2.011 invariant question

Sat Feb 23 08:04:20 PST 2008

Janice Caron wrote:
> On 23/02/2008, Sönke Ludwig <ludwig at informatik_dot_uni-luebeck.de> wrote:
>> I think that if it's fixed, it has to be done transparently or it my be
>>  difficult to explain why s = s ~ "x"; is allowed but s ~= "x"; is not.
> 
> You know, the more I think about it, the more I come to the conclusion
> that you're right, and that
> 
>     x ~= y;
> 
> should behave /exactly/ like
> 
>     x = x ~ y;
> 
> and cause a reallocation every time. Incremental string building is
> the usual reason given why this isn't the case, but I think there's
> another way round that problem.
> 
> Think about what happens at runtime when x ~= y; is executed.
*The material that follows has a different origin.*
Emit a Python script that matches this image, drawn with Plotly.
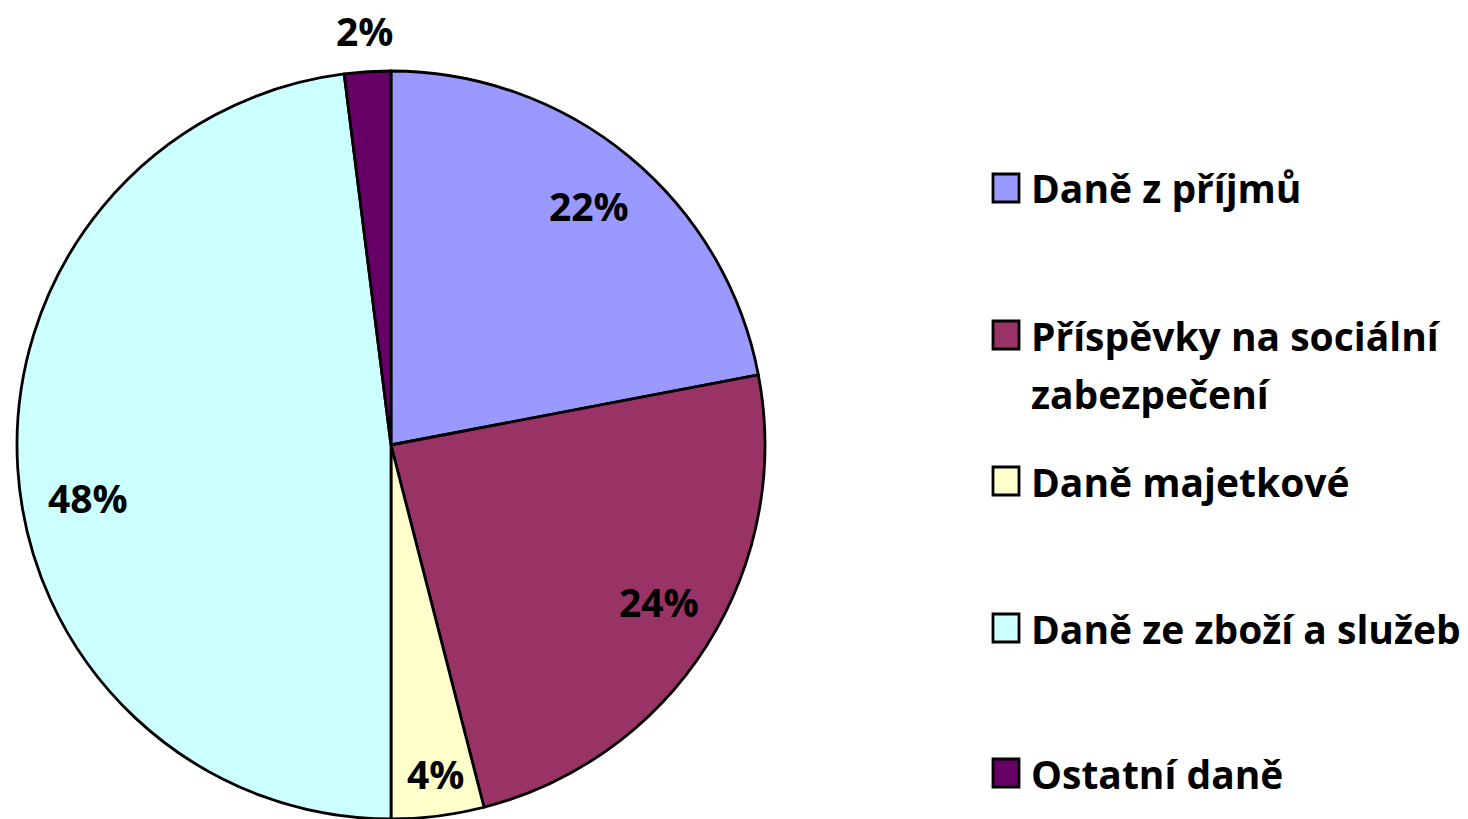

First,
> the compiler has to decide whether or not x is resizable (that is,
> does it point to the start of a resizable block?). Well - how does it
> know that? Answer: it has to ask the garbage collector. OK, so how
> does the garbage collector know that? Well, presumably, the gc has to
> have some sort of map or table, so it can look up the address x, and
> if it's in the table, then the answer is yes. But that lookup
> operation has to be slower that O(1). No matter how you look at it,
> there has to be at least O(log N) CPU time being consumed there, where
> N is the number of gc allocated blocks.
> 
> It seems to me that a better approach would be to ditch that strategy
> altogether, let ~= have predictable behavior even when the array is
> non-unique, and use a /different/ strategy for incremental array
> building. I would suggest something as simple as:
> 
>     struct Buffer!(T)
>     {
>         private T[] array;
>         private uint reserved;
>         void opCatAssign() {...}
>         T[] toArray() {...}
>         const(T)[] toCArray() {...}
>         invariant(T)[] toIArray() {...}
>         /*etc*/
>     }
> 
> would do the job. Then instead of doing
> 
>     void buildString()
>     {
>         string r;
>         r ~= something;
>         r ~= somethingElse;
>         return r;
>     }
> 
> you would do
> 
>     void buildString()
>     {
>         Buffer!(char) r;
>         r ~= something;
>         r ~= somethingElse;
>         return r.toIArray;
>     }
> 
> toIArray() would have to call either assumeUnique or idup under the
> hood. We could argue about which was the most sensible choice. But
> either way, you saved a lot of CPU time because you no longer have to
> decide at runtime whether or not this is a resizable buffer - that's
> now something you know at compile time. And even when you do know
> that, finding the reserved size is O(1), not O(log N). It's gotta be a
> winner all round.
> 

Sounds like a good approach. The rare cases where the in-place resizing
behavior of the build-in arrays is needed for performance could very
well be handled with a standard Buffer/vector/whatever. To me, it feels a bit
strange to use such an optimization without an explicit reserve()/capacity()
interface anyway... and the lookup performance argument is sound, too.